====== INPUT FOR THIS TASK ======

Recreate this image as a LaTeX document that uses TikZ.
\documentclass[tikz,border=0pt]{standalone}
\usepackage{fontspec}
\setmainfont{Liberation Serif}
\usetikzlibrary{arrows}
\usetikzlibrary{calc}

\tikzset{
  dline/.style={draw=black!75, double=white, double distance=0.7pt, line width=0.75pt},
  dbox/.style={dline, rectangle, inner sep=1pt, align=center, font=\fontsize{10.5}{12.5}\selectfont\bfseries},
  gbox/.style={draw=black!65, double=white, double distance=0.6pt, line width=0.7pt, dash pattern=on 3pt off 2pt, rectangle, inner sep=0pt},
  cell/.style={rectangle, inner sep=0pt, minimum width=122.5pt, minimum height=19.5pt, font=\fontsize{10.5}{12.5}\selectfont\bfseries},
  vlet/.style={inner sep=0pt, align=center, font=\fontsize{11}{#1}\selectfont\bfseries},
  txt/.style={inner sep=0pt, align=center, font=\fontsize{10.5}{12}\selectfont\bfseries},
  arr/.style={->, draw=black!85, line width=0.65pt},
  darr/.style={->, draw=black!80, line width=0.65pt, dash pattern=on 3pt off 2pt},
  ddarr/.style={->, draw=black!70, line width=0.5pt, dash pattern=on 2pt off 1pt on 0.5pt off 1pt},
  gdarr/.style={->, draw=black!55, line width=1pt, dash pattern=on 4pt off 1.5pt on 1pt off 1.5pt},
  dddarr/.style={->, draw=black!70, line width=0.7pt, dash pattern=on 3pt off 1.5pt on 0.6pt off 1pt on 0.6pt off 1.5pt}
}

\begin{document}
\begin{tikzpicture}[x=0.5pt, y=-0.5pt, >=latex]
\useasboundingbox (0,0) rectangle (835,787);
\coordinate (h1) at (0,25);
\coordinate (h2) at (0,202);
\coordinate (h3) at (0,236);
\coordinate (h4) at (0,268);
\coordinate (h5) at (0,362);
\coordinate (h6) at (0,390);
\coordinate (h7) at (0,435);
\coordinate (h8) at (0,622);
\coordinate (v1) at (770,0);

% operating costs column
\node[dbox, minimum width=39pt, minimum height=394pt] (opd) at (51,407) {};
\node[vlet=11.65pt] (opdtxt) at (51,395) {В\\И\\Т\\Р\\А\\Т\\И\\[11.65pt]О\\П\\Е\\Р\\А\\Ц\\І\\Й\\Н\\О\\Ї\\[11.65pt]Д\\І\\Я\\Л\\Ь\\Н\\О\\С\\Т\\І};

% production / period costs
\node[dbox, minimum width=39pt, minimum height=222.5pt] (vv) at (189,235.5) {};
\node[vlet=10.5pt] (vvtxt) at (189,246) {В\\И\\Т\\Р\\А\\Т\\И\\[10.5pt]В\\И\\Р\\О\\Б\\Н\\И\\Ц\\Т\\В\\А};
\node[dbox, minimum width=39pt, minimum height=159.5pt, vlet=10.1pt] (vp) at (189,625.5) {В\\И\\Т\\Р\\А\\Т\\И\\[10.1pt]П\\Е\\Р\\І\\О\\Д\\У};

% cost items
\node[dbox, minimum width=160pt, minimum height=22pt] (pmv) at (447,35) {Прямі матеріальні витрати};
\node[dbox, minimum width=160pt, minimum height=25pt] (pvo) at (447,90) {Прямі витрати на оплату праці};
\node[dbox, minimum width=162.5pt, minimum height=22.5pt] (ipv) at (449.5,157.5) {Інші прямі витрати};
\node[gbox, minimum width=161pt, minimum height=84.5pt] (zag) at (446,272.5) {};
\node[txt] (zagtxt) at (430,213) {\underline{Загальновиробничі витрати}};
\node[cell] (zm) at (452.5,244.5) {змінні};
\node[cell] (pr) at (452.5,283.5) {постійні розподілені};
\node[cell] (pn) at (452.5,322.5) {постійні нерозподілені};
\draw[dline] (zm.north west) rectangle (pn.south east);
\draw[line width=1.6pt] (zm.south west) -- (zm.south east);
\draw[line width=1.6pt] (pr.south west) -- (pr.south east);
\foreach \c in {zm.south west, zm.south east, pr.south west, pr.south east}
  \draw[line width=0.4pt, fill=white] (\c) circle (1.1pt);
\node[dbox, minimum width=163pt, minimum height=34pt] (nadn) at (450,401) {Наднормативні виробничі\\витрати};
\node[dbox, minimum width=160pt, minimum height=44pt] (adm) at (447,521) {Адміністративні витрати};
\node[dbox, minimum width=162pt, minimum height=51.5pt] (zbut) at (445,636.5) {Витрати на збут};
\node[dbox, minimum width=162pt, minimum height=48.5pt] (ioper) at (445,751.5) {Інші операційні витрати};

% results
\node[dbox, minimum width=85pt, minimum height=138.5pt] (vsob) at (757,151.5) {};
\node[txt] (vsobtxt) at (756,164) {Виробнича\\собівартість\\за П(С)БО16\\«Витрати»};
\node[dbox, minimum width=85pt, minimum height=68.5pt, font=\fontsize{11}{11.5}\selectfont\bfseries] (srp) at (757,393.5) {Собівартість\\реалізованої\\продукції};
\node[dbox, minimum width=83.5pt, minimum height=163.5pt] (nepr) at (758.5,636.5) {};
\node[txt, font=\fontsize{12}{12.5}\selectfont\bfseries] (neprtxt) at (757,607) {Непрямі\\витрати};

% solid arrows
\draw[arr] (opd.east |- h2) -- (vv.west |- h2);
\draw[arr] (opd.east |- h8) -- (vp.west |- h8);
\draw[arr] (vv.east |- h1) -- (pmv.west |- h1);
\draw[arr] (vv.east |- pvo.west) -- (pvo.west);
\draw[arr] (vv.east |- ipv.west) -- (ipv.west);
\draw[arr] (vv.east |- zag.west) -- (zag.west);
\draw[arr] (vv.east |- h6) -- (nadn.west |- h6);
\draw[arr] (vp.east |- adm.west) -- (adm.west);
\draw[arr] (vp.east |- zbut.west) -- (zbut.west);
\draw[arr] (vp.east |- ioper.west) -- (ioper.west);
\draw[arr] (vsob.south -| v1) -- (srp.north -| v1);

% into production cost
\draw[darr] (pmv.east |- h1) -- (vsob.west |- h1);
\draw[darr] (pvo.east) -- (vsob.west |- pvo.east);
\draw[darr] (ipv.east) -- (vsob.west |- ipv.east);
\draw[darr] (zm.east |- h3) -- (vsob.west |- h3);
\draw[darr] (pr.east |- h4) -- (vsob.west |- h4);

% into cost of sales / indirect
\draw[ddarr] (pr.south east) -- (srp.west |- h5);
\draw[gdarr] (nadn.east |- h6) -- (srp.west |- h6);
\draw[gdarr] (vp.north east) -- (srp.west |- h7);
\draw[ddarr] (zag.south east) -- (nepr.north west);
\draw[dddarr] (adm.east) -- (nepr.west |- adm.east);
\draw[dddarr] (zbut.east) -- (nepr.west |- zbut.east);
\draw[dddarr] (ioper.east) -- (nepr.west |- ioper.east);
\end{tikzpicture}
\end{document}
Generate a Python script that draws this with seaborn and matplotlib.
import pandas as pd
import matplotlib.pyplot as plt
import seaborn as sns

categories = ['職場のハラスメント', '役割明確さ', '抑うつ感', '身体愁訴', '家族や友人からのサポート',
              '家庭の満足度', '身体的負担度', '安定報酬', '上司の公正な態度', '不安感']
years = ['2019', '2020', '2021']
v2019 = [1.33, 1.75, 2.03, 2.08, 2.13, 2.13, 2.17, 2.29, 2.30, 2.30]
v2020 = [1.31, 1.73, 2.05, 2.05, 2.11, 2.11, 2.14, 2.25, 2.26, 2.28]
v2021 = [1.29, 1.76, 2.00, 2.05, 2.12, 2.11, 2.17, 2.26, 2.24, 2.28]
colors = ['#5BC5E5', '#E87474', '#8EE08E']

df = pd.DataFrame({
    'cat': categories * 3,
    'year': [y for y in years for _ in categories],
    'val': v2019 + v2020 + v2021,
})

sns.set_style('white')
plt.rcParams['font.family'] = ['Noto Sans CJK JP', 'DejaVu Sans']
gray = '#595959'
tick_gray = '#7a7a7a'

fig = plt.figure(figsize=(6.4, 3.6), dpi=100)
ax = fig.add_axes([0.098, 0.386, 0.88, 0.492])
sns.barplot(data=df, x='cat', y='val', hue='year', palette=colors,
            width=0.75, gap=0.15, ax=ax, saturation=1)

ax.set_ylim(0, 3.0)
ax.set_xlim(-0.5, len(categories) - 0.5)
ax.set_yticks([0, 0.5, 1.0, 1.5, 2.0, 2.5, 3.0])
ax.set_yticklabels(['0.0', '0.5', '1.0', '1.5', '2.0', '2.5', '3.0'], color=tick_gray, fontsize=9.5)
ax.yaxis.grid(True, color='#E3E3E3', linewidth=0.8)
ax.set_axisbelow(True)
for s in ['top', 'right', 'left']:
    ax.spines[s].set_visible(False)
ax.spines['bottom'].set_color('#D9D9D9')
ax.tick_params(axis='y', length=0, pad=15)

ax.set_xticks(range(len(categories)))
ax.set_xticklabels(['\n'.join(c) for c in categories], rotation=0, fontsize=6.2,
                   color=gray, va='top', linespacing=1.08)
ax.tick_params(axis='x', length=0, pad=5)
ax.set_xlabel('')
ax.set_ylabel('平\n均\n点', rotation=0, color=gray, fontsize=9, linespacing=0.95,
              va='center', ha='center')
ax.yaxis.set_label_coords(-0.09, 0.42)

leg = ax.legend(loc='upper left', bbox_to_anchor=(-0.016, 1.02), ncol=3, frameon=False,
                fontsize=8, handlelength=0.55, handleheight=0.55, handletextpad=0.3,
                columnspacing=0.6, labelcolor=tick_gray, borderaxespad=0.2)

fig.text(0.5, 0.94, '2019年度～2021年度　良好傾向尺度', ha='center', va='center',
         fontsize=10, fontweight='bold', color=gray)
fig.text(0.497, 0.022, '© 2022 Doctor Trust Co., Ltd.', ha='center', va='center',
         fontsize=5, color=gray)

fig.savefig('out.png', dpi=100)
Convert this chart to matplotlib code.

======

• TASK BRIEF:
What do the lines above say from the one containing "Generate a Python" down to the one containing "import seaborn as sns"? Return them exactly, both end lines included, and only them.

• RESULT:
Generate a Python script that draws this with seaborn and matplotlib.
import pandas as pd
import matplotlib.pyplot as plt
import seaborn as sns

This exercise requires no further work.